Patients are diagnosed with an autoimmune disease based on the presence of antibodies in their blood. These antibodies are Y-shape proteins created by the immune system to identify and neutralize microbes. For decades, antibodies have been detected in patients with a range of autoimmune conditions. However, this antibody production was first discovered nearly a century before humans were understood to harbor a microbiome. The human body was instead considered to be largely sterile. This meant that if an antibody was detected in a patient with an autoimmune condition, its creation could not be tied to the presence of a microbe.
Researchers were subsequently forced to develop the theory of autoimmunity. The theory contends that in patients with autoimmune disease, “autoantibodies” are created in response to human proteins rather than microbes. In other words, the immune system is hypothesized to become dysregulated and attack its own tissue.
However, now that thousands of novel microbes have been identified in human tissue and blood, the theory of autoimmunity must be re-evaluated. Increasing evidence suggests that “autoantibodies” are actually normal antibodies created in response to many of these previously undetected microbes. In other words, the “autoantibodies” often detected in patients with inflammatory disease may simply be antibodies generated in response to pathogens in the microbiome.
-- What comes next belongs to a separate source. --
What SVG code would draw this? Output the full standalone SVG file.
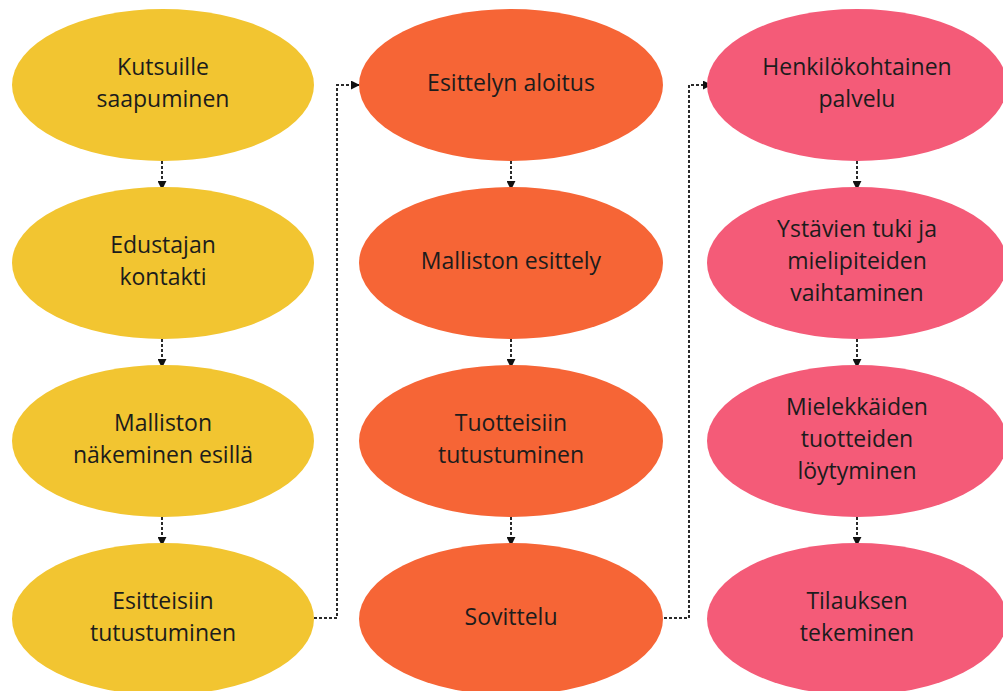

Indeed, a growing number of studies show that so called “autoantibodies” are often generated in response to microbes. For example, high levels of the “autoantibody” rheumatoid factor have been detected not only in patients with rheumatoid arthritis, but also in patients with a number of bacterial, viral, and parasitic infections.
However, some of these “autoantibodies” may still be capable of targeting human tissue. This is because antibodies are very polyspecific. Simply put, antibodies identify their microbial targets by recognizing their specific sizes and shapes. But these antibodies are created in a flexible manner allowing them to also target proteins that are similar but not identical to their intended target. Some of these similar proteins may be human in origin.
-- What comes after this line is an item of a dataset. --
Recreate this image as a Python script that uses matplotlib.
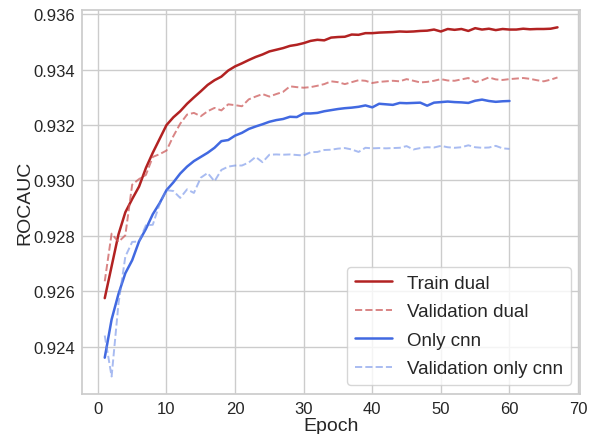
import matplotlib
matplotlib.use("Agg")
import matplotlib.pyplot as plt
import seaborn as sns
from matplotlib.ticker import FormatStrFormatter, MultipleLocator

train_dual = [
    0.92575, 0.92690, 0.92805, 0.92885, 0.92933, 0.92978, 0.93045, 0.93100, 0.93150, 0.93200,
    0.93228, 0.93250, 0.93277, 0.93300, 0.93322, 0.93345, 0.93362, 0.93375, 0.93397, 0.93412,
    0.93423, 0.93435, 0.93446, 0.93455, 0.93466, 0.93472, 0.93478, 0.93486, 0.93490, 0.93496,
    0.93504, 0.93508, 0.93506, 0.93516, 0.93518, 0.93519, 0.93527, 0.93526, 0.93532, 0.93532,
    0.93534, 0.93535, 0.93536, 0.93538, 0.93537, 0.93538, 0.93540, 0.93541, 0.93545, 0.93538,
    0.93547, 0.93544, 0.93547, 0.93540, 0.93550, 0.93545, 0.93548, 0.93543, 0.93547, 0.93545,
    0.93545, 0.93548, 0.93546, 0.93547, 0.93547, 0.93548, 0.93553,
]
val_dual = [
    0.92636, 0.92808, 0.92778, 0.92802, 0.92985, 0.93005, 0.93020, 0.93085, 0.93095, 0.93108,
    0.93160, 0.93205, 0.93238, 0.93244, 0.93232, 0.93250, 0.93262, 0.93253, 0.93275, 0.93272,
    0.93268, 0.93293, 0.93303, 0.93312, 0.93303, 0.93312, 0.93320, 0.93340, 0.93337, 0.93335,
    0.93337, 0.93342, 0.93348, 0.93358, 0.93355, 0.93348, 0.93355, 0.93362, 0.93360, 0.93352,
    0.93356, 0.93358, 0.93360, 0.93358, 0.93366, 0.93360, 0.93354, 0.93356, 0.93360, 0.93366,
    0.93361, 0.93360, 0.93365, 0.93370, 0.93355, 0.93362, 0.93372, 0.93365, 0.93363, 0.93366,
    0.93368, 0.93370, 0.93367, 0.93362, 0.93358, 0.93364, 0.93372,
]
only_cnn = [
    0.92360, 0.92498, 0.92590, 0.92665, 0.92712, 0.92780, 0.92825, 0.92878, 0.92918, 0.92965,
    0.92993, 0.93025, 0.93050, 0.93070, 0.93085, 0.93100, 0.93118, 0.93142, 0.93146, 0.93162,
    0.93172, 0.93186, 0.93195, 0.93203, 0.93212, 0.93218, 0.93222, 0.93230, 0.93229, 0.93242,
    0.93242, 0.93244, 0.93250, 0.93254, 0.93258, 0.93261, 0.93263, 0.93266, 0.93271, 0.93264,
    0.93277, 0.93275, 0.93273, 0.93280, 0.93279, 0.93280, 0.93281, 0.93270, 0.93281, 0.93283,
    0.93285, 0.93283, 0.93282, 0.93280, 0.93288, 0.93292, 0.93287, 0.93284, 0.93286, 0.93287,
]
val_only_cnn = [
    0.92440, 0.92292, 0.92555, 0.92725, 0.92778, 0.92780, 0.92838, 0.92840, 0.92915, 0.92965,
    0.92962, 0.92937, 0.92968, 0.92955, 0.93010, 0.93027, 0.92997, 0.93038, 0.93050, 0.93054,
    0.93054, 0.93065, 0.93085, 0.93066, 0.93093, 0.93094, 0.93093, 0.93094, 0.93092, 0.93090,
    0.93102, 0.93103, 0.93110, 0.93111, 0.93115, 0.93117, 0.93112, 0.93103, 0.93118, 0.93116,
    0.93117, 0.93116, 0.93117, 0.93118, 0.93124, 0.93112, 0.93117, 0.93120, 0.93119, 0.93125,
    0.93120, 0.93118, 0.93120, 0.93127, 0.93120, 0.93118, 0.93119, 0.93125, 0.93116, 0.93114,
]
labels = ["Train dual", "Validation dual", "Only cnn", "Validation only cnn"]

sns.set_theme(style="whitegrid")
plt.rcParams['font.family'] = ['Liberation Sans', 'DejaVu Sans']

fig = plt.figure(figsize=(5.95, 4.35), dpi=100)
ax = fig.add_axes([0.138, 0.092, 0.837, 0.883])

ep_dual = list(range(1, len(train_dual) + 1))
ep_cnn = list(range(1, len(only_cnn) + 1))

ax.plot(ep_dual, train_dual, color="#b22222", lw=1.8, label=labels[0])
ax.plot(ep_dual, val_dual, color="#cd5c5c", lw=1.4, ls="--", alpha=0.75, label=labels[1])
ax.plot(ep_cnn, only_cnn, color="#4169e1", lw=1.8, label=labels[2])
ax.plot(ep_cnn, val_only_cnn, color="#6f8fe8", lw=1.4, ls="--", alpha=0.6, label=labels[3])

ax.yaxis.set_major_locator(MultipleLocator(0.002))
ax.yaxis.set_major_formatter(FormatStrFormatter('%.3f'))
ax.xaxis.set_major_locator(MultipleLocator(10))
ax.tick_params(axis='x', labelsize=12, pad=5, length=0)
ax.tick_params(axis='y', labelsize=12, pad=5, length=0)
ax.set_xlabel("Epoch", fontsize=14, labelpad=1)
ax.set_ylabel("ROCAUC", fontsize=14, labelpad=0)
ax.legend(loc="lower right", fontsize=13.5, labelspacing=0.6)

fig.savefig("out.png", dpi=100)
It follows that an antibody created in response to a microbial protein may target a similar human protein by mistake. Subsequent “collateral damage” results in additional inflammation of human tissue. For example, an Australian research team found that when normal individuals were injected with tetanus toxoid (created by a microbe), at least seven antibodies were produced. While six of these antibodies correctly targeted the tetanus bacterium, one of them targeted the human protein cardiolipin.
As described in this article, it is extremely common for microbes in the human body to create proteins that are very similar to those of their human hosts. This means there is ample opportunity for antibodies created in response to microbes to additionally target human tissue.
In addition, “autoantibodies” are frequently detected in patients months or years before the onset of specific disease symptoms. This reflects the gradual increase in microbiome dysbiosis characteristic of successive infection, and further supports the possibility that “autoantibodies” are created in response to accumulating microbes.